Chef Scott Conant twirls his pasta like a boss. His right hand angled, the fork at 20 degrees — the movement is fluid and effortless, like he’s tumbling a quarter along his knuckles.
The chef of the new Italian restaurant the Ponte in Beverly Grove is sitting at a table at Cento, the pasta-focused lunchtime pop-up inside of Mignon in downtown L.A. that’s run by Avner Lavi, a former pasta cook at Bestia and Sotto.

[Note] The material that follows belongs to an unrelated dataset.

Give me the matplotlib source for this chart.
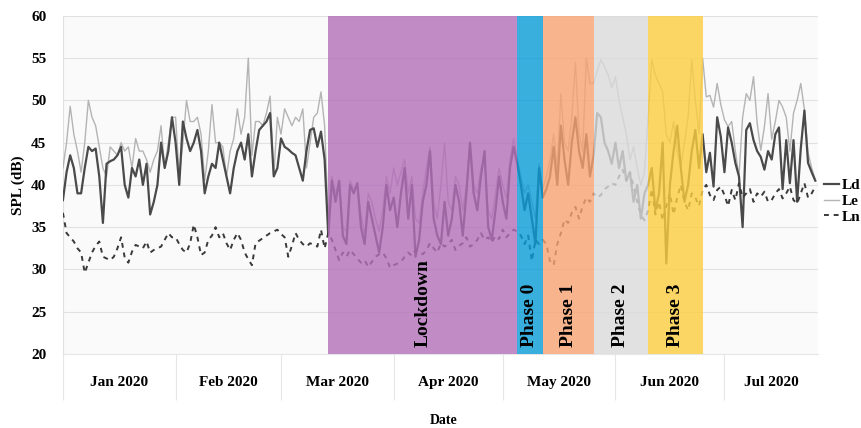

Conant is dressed in a tailored, three-piece, navy suit, with his signature auburn mane brushed straight up and back. (If he decides to leave the culinary world, he could have a second career as a spokesman for a shampoo company. The hair hasn’t elicited its own Twitter profile yet, but Conant says there was a hashtag.)
“Hey, I woke up like this,” he says. “Just remember I have the intellectual property on my hair.”
Conant digs into a beet pasta, one of Lavi’s specialties, made with a dry pasta and a sauce of roasted beets, poppy seed, and brown butter. Twirl, bite, wipe, repeat. He is through a quarter of the bowl before he comes up for air, his napkin a crime scene of smeared fuchsia and poppy seeds. This is the first hour of a three-restaurant, eight-hour, 18-bowl pasta crawl for Conant, who is known best for his pasta al pomodoro, a humble bowl of spaghetti, tomato, and basil.